VoICE Immunization Evidence: Synergies Between Health System Programs
Synergies between health system programs
Families who access the health system for non-vaccine services are more likely to have fully immunized children. Non-vaccine related healthcare encounters serve as opportunities to vaccinate children.
Key Evidence: Communities with higher rates of health services utilization, particularly institutional childbirth, were more likely to have higher immunization coverage rates.
From the VoICE editors: This data, from a study in the Democratic Republic of Congo, had an adjusted odds ratio of 2.36.
Key Evidence: Missed opportunities for vaccination i.e. percentage of children who failed to attain full immunization coverage (FIC) among those receiving one or more other health interventions were assessed through a study of 14 geographically diverse countries. In children with a vaccination rate below 70%, FIC was observed to be lowest in children born to mothers who failed to attend antenatal care across countries. The largest difference in FIC (54%) was observed in Côte d’Ivoire comparing children born to mothers who attended four or more ANC visits compared to no ANC visits. The presence of skilled birth attendant (SBA) was linked to higher rates of FIC with a 36% lower FIC in children born without a SBA in Nigeria. Post-natal care (PNC) acted as a factor contributing to 31% increase in FIC in the children who received PNC in Ethiopia. Vitamin A supplementation and sleeping under an insecticide treated bed net (ITN) were also positively linked to increase in FIC in the Democratic Republic of Congo and Haiti respectively.
The integration of maternal and child health interventions into immunization campaigns can lead to improved rates of immunizations and related healthcare interventions.

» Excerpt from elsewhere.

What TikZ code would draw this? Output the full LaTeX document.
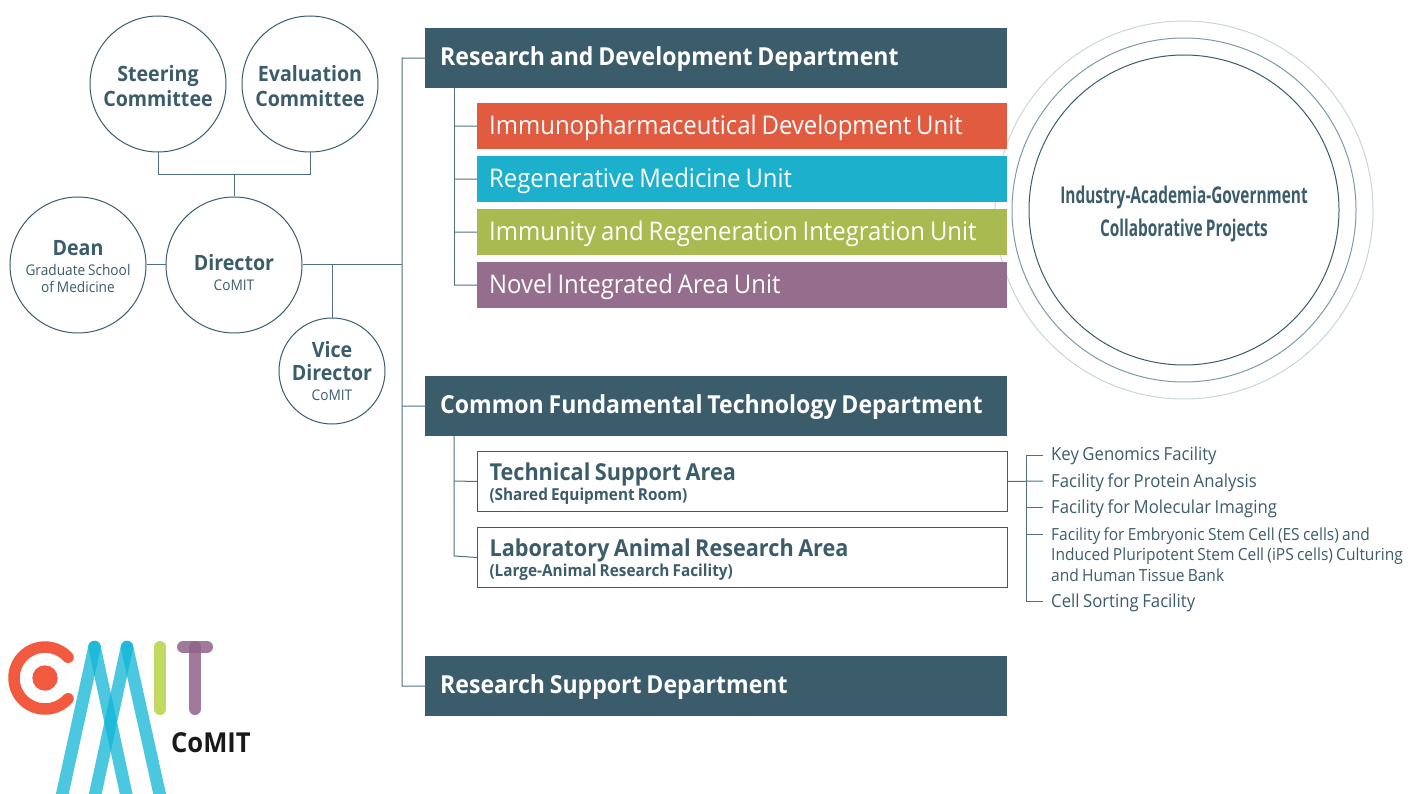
\documentclass[tikz,border=0pt]{standalone}
\usepackage{xcolor}
\usepackage{fontspec}
\usepackage{tikz}
\setmainfont[FakeStretch=0.93, WordSpace=0.8]{Open Sans}
\newfontfamily\narrowfont[FakeStretch=0.67, WordSpace=0.8]{Open Sans}

\definecolor{slate}{HTML}{3B5C6B}
\definecolor{wire}{HTML}{4F7080}
\definecolor{redunit}{HTML}{E15B40}
\definecolor{blueunit}{HTML}{1DB0CC}
\definecolor{greenunit}{HTML}{A9BB50}
\definecolor{purpleunit}{HTML}{966E8D}
\definecolor{ringpale}{HTML}{C9D5DC}
\definecolor{ringmid}{HTML}{7F99A6}
\definecolor{logored}{HTML}{F15A3E}
\definecolor{logoblue}{HTML}{10B4D6}
\definecolor{logogreen}{HTML}{C2D95F}
\definecolor{logopurple}{HTML}{8F6289}

\newcommand{\bigname}{\fontsize{21.1}{25}\selectfont\bfseries}
\newcommand{\smallname}{\fontsize{14.7}{17}\selectfont}
\newcommand{\areatitle}{\fontsize{23.3}{26}\selectfont\bfseries}
\newcommand{\lift}[1]{\rule{0pt}{#1pt}}
\newcommand{\tightspace}{\spaceskip=0pt\relax}

\tikzset{
	wired/.style={color=wire, line width=1},
	person/.style={circle, draw=slate, line width=1, fill=white, text=slate, align=center, inner sep=0},
	dept/.style={anchor=north west, fill=slate, text=white, minimum width=582, minimum height=60, text width=552, text height=18, text depth=3, inner xsep=15, inner ysep=0, align=left, font=\fontsize{24.8}{28}\selectfont\bfseries},
	unitbar/.style={anchor=north west, minimum width=530, minimum height=46, text width=506, text height=19, text depth=3, inner xsep=12, inner ysep=0, align=left, text=white, font=\fontsize{25.7}{29}\selectfont},
	areabox/.style={anchor=north west, draw=slate, line width=1, minimum width=530, minimum height=60, text width=506, inner xsep=12, inner ysep=0, align=left, text=slate, font=\fontsize{16.5}{20}\selectfont\bfseries},
	facility/.style={anchor=base west, text=slate, inner sep=0, align=left, font=\fontsize{18}{20.5}\selectfont},
}

\begin{document}
\begin{tikzpicture}[x=1pt, y=-1pt]
\useasboundingbox (0,0) rectangle (1418,794);

% rings behind the boxes
\node[circle, draw=ringpale, line width=1, minimum size=378, inner sep=0] (ringa) at (1184,210) {};
\node[circle, draw=ringmid, line width=1, minimum size=344, inner sep=0] (ringb) at (1184,210) {};
\node[circle, draw=slate, line width=1, minimum size=310, inner sep=0, text=slate, align=center,
	font=\narrowfont\fontsize{23}{33}\selectfont\bfseries] (projects) at (1184,210) {\lift{25}Industry-Academia-Government\\Collaborative Projects};

% people
\node[person, minimum size=136, font=\bigname] (steering) at (158,84) {\lift{20}Steering\\Committee};
\node[person, minimum size=136, font=\bigname] (evaluation) at (310,84) {\lift{20}Evaluation\\Committee};
\node[person, minimum size=136, font=\smallname] (dean) at (78,265) {\bigname\lift{18}Dean\\[3pt]\smallname Graduate School\\\smallname of Medicine};
\node[person, minimum size=136, font=\smallname] (director) at (234,265) {\bigname\lift{32}Director\\[3pt]\smallname CoMIT};
\node[person, minimum size=106, font=\fontsize{14.7}{23}\selectfont] (vice) at (332,371) {\bigname Vice\\\bigname Director\\[-3pt]\smallname CoMIT};

% departments
\node[dept] (rd) at (425,28) {\tightspace Research and Development Department};
\node[dept] (common) at (425,376) {\tightspace Common Fundamental Technology Department};
\node[dept] (support) at (425,656) {\tightspace Research Support Department};

\foreach \name/\col/\y/\txt in {immuno/redunit/103/Immunopharmaceutical Development Unit,
	regen/blueunit/156/Regenerative Medicine Unit,
	integ/greenunit/209/Immunity and Regeneration Integration Unit,
	novel/purpleunit/262/Novel Integrated Area Unit}{
	\node[unitbar, fill=\col] (\name) at (477,\y) {\tightspace\txt};
	\coordinate (stub\name) at (454,\y+23);
	\draw[wired] (stub\name)--(\name.west);
}

\node[areabox] (tech) at (477,451) {\tightspace{\areatitle\lift{22}Technical Support Area}\\(Shared Equipment Room)};
\node[areabox] (animal) at (477,527) {\tightspace{\areatitle\lift{22}Laboratory Animal Research Area}\\(Large-Animal Research Facility)};

% facilities
\node[facility] (keygen) at (1051,460) {Key Genomics Facility};
\node[facility] (protein) at (1051,487) {Facility for Protein Analysis};
\node[facility] (imaging) at (1051,513) {Facility for Molecular Imaging};
\node[facility, font=\fontsize{16.7}{20.5}\selectfont] (stemcell) at (1051,581) {Facility for Embryonic Stem Cell (ES cells) and\\Induced Pluripotent Stem Cell (iPS cells) Culturing\\and Human Tissue Bank};
\node[facility] (sorting) at (1051,607) {Cell Sorting Facility};

% connectors
\coordinate (joint) at (234,175);
\coordinate (trunktop) at (402,58);
\coordinate (trunkmid) at (402,265);
\coordinate (trunkcommon) at (402,406);
\coordinate (trunkend) at (402,686);
\coordinate (vicejoint) at (332,265);

\draw[wired] (steering.south)|-(joint);
\draw[wired] (evaluation.south)|-(joint);
\draw[wired] (joint)--(director.north);
\draw[wired] (dean.east)--(director.west);
\draw[wired] (director.east)--(trunkmid);
\draw[wired] (vicejoint)--(vice.north);
\draw[wired] (rd.west)--(trunktop)--(trunkend)--(support.west);
\draw[wired] (trunkcommon)--(common.west);

\coordinate (rdfoot) at (454,88);
\coordinate (rdend) at (454,285);
\coordinate (commonfoot) at (454,436);
\coordinate (commonend) at (454,556);
\coordinate (techstub) at (454,481);
\draw[wired] (rdfoot)--(rdend);
\draw[wired] (commonfoot)--(commonend)--(animal.west);
\draw[wired] (techstub)--(tech.west);

\coordinate (factop) at (1026,455);
\coordinate (facbot) at (1026,601);
\coordinate (facmid) at (1043,481);
\coordinate (factopend) at (1043,455);
\coordinate (facbotend) at (1043,601);
\draw[wired] (tech.east)--(facmid);
\draw[wired] (factopend)--(factop)--(facbot)--(facbotend);
\foreach \y in {507,534}{
	\draw[wired] (1026,\y)--(1043,\y);
}

% logo
\begin{scope}
\clip (0,630) rectangle (270,794);
\draw[color=logored, line width=11.5, line cap=round] (45,678) ++(42:31) arc (42:318:31);
\fill[color=logored] (45,678) circle (12.7);
\foreach \a/\b in {94.5/61,94.5/127.5,127/94,127/161}{
	\draw[color=logoblue, opacity=0.75, line width=12.5, line cap=round] (\a,647)--(\b,800);
}
\draw[color=logogreen, line width=12, line cap=round] (160,647)--(160,709);
\draw[color=logopurple, opacity=0.85, line width=12, line cap=round] (183,647)--(207,647);
\draw[color=logopurple, opacity=0.85, line width=12, line cap=round] (195,647)--(195,709);
\end{scope}
\node[anchor=base west, inner sep=0, text=black!90, font=\fontsize{27.5}{30}\selectfont\bfseries] (brand) at (171,752) {CoMIT};

\end{tikzpicture}
\end{document}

Key Evidence: In an effort to reach children with vitamin A deficiency in the African countries of Angola, Chad, Cote d’Ivoire, and Togo, vitamin A supplementation was administered during Polio vaccine campaigns. This led to a minimum coverage of 80% for vitamin A and 84% for polio vaccine in all of the immunization campaigns. During the second year of vitamin A integration into the polio vaccination campaign, coverage exceeded 90% for both vitamin A and polio vaccination in all four countries.
Children born to mothers who received health care services during pregnancy and/or delivery have higher vaccination rates than children whose mothers received less or no care.
Key Evidence: Kenyan children born outside of a health facility with the aid of a traditional birth attendant were around 80% more likely to be non-vaccinated or under-vaccinated than children born in a government health facility.
Key Evidence: Children in Pakistan born to women who had 3 or 4 antenatal care visits were 40-60% more likely to receive all required vaccines on time than children whose mothers made only 1 or 2 ANC visits.
Key Evidence: The likelihood of a child 12-23 months of age in Myanmar having completed their vaccinations was more than 3 times greater if his or her mother had received tetanus vaccination during pregnancy, and almost 2 times greater if she made at least 4 antenatal care visits than mothers who hadn’t, after other factors, such as parents’ educational level, household income, residence (rural vs. urban) and mother’s age, were controlled for.
Key Evidence: Mothers in a study in Ghana who used recommended maternal health care services — defined as at least 4 antenatal care visits, having a skilled attendant at birth, and delivery in a health facility — was a predictor of timely vaccination of their infants. Compared to children whose mothers received one or two of these services, infants born to mothers who received all three interventions were ≈30% more likely to be fully vaccinated by 12-23 months of age, while children whose mothers received none of these services were only about half as likely to be fully vaccinated. Investing in maternal health, which creates familiarity with the health system and increases mothers’ knowledge about disease prevention, can improve the health of both the mother and her children beyond infancy.
Key Evidence: Ethiopian mothers receiving any of three maternal health services — antenatal care, delivery services or tetanus vaccination — significantly increased the likelihood of their children being fully immunized by 12-23 months of age. Therefore, national immunization initiatives should concentrate on improving access of pregnant women to these key maternal health services.
Key Evidence: An analysis of rotavirus vaccine introduction in two Latin American countries (Honduras and Peru) suggests that the introduction of the vaccine might have had a favorable impact on coverage and timing of other similarly scheduled vaccinations.
Prenatal care-seeking can be combined with maternal immunization to compound the health benefits to mother and child while leveraging the cost-savings of integrating programs.
Key Evidence: Increased uptake of immunization for vaccine-preventable diseases, particularly in low- and middle-income countries, could save the lives of thousands of mothers and children each year. The disease burden of tetanus, influenza, and pertussis has been minimized in many countries through maternal immunization, but wider applications of this strategy are now needed.
Where routine immunization programs are well-established, introduction of new vaccines rarely causes major disruptions and may offer collateral benefits.
Key Evidence: In Rwanda, HPV vaccine introduction through a new school-based delivery program provided the opportunity to offer additional health services to all school-children (girls and boys), including health promotion sessions, de-worming and opportunities for voluntary, free circumcision.